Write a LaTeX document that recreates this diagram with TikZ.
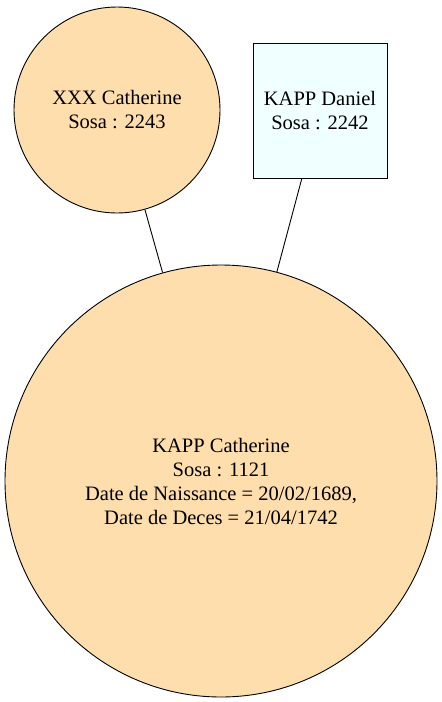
\documentclass[tikz,border=0pt]{standalone}
\usepackage{fontspec}
\setmainfont{Liberation Serif}
\definecolor{navaj}{HTML}{FFDEAD}
\definecolor{azur}{HTML}{F0FFFF}
\begin{document}
\begin{tikzpicture}[x=1pt,y=-1pt,
  person/.style={draw=black,line width=0.9pt,font=\fontsize{20.5}{24}\selectfont,align=center,inner sep=0pt},
  circ/.style={person,circle,fill=navaj},
  sq/.style={person,rectangle,fill=azur},
  link/.style={line width=0.9pt}]
\useasboundingbox (0,0) rectangle (442,702);
\node[circ,minimum size=206pt] (cat) at (117,110) {XXX Catherine\\Sosa : 2243};
\node[sq,minimum width=134pt,minimum height=135pt] (dan) at (320,110.5) {KAPP Daniel\\Sosa : 2242};
\node[circ,minimum size=432pt] (kc) at (221,481) {KAPP Catherine\\Sosa : 1121\\Date de Naissance = 20/02/1689,\\Date de Deces = 21/04/1742};
\draw[link] (cat) -- (kc);
\draw[link] (dan) -- (kc);
\end{tikzpicture}
\end{document}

※ ※ ※

Return each line from the material above exactly, but not the pictures.

Write a LaTeX document that recreates this diagram with TikZ.
\documentclass[tikz,border=0pt]{standalone}
\usepackage{fontspec}
\setmainfont{Liberation Serif}
\definecolor{navaj}{HTML}{FFDEAD}
\definecolor{azur}{HTML}{F0FFFF}
\begin{document}
\begin{tikzpicture}[x=1pt,y=-1pt,
  person/.style={draw=black,line width=0.9pt,font=\fontsize{20.5}{24}\selectfont,align=center,inner sep=0pt},
  circ/.style={person,circle,fill=navaj},
  sq/.style={person,rectangle,fill=azur},
  link/.style={line width=0.9pt}]
\useasboundingbox (0,0) rectangle (442,702);
\node[circ,minimum size=206pt] (cat) at (117,110) {XXX Catherine\\Sosa : 2243};
\node[sq,minimum width=134pt,minimum height=135pt] (dan) at (320,110.5) {KAPP Daniel\\Sosa : 2242};
\node[circ,minimum size=432pt] (kc) at (221,481) {KAPP Catherine\\Sosa : 1121\\Date de Naissance = 20/02/1689,\\Date de Deces = 21/04/1742};
\draw[link] (cat) -- (kc);
\draw[link] (dan) -- (kc);
\end{tikzpicture}
\end{document}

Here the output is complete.